Precisamente este formato —el de conjunto de aforismos— es el que me hace hablar con afecto del «librito» de Fernando: una obra escueta en páginas y a cambio densa en contenido, que precisa ir bebiéndose por sorbos pequeños, como dicen que Sócrates bebió su cicuta ante sus discípulos. Del libro de Fernando Llorente no se muere; no necesitamos encargar un gallo para Asclepio. Pero sí nos queda un estremecimiento de melancolía, que tiene que ver con la triste observación de la belleza, con el precio que ha de pagarse por el cincelado minucioso de la palabra —ya poética, ya meramente comunicativa—, con la dificultad de encontrarnos con nosotros mismos antes de convertirnos en ceniza, con nuestro nombre cadáver que nos abandona o al que abandonamos sin quererlo, con la pareja que se proclama nuestro centro cuando a veces el centro mismo nos aleja de nosotros, arrinconándonos en el extrarradio de nuestra propia vida.

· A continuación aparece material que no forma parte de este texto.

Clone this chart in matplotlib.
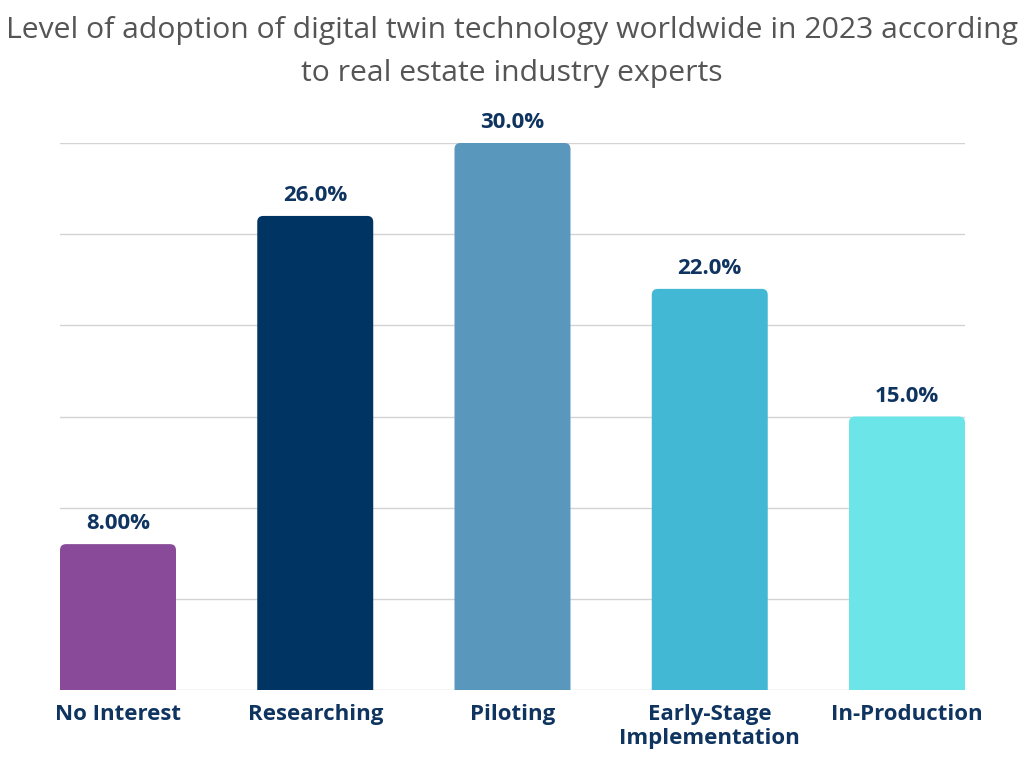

Dice Fernando Llorente en su libro que «vivimos cuando ya se nos ha hecho la vista a la luz de lo oscuro». En ese fulgor, en efecto, avanzamos a tientas, y solo la ironía, un suave escepticismo, nos conducen por entre los meandros de la cueva. «La vida es una broma», prosigue diciendo Fernando, mientras en los labios nos dibuja una sonrisa que tiene un algo de nostalgia, de baile perdido en un salón antiguo. Sin tregua y desde su caverna, custodiado por Cioran —nada es casual—, Fernando Llorente va disparando en once estaciones o capítulos su poética, su percepción de las relaciones amicales y amorosas, su relación peculiar con la belleza, incluso su epitafio —«Caí en este hoyo sin querer. ¿Quién me empujó?»—, en una declaración de principios sin finales. Porque Fernando no cree en el polvo sino en el rescoldo: todo puede avivarse inesperadamente con disparos al aire, con pólvora de estrellas navegantes a través de noches en silencio. Sin enemigos, sin balas, sin conflicto. Solo ráfagas que caen sobre nosotros, en cualquier instante, en el surco cenital de la memoria, donde la existencia y el hombre se encuentran.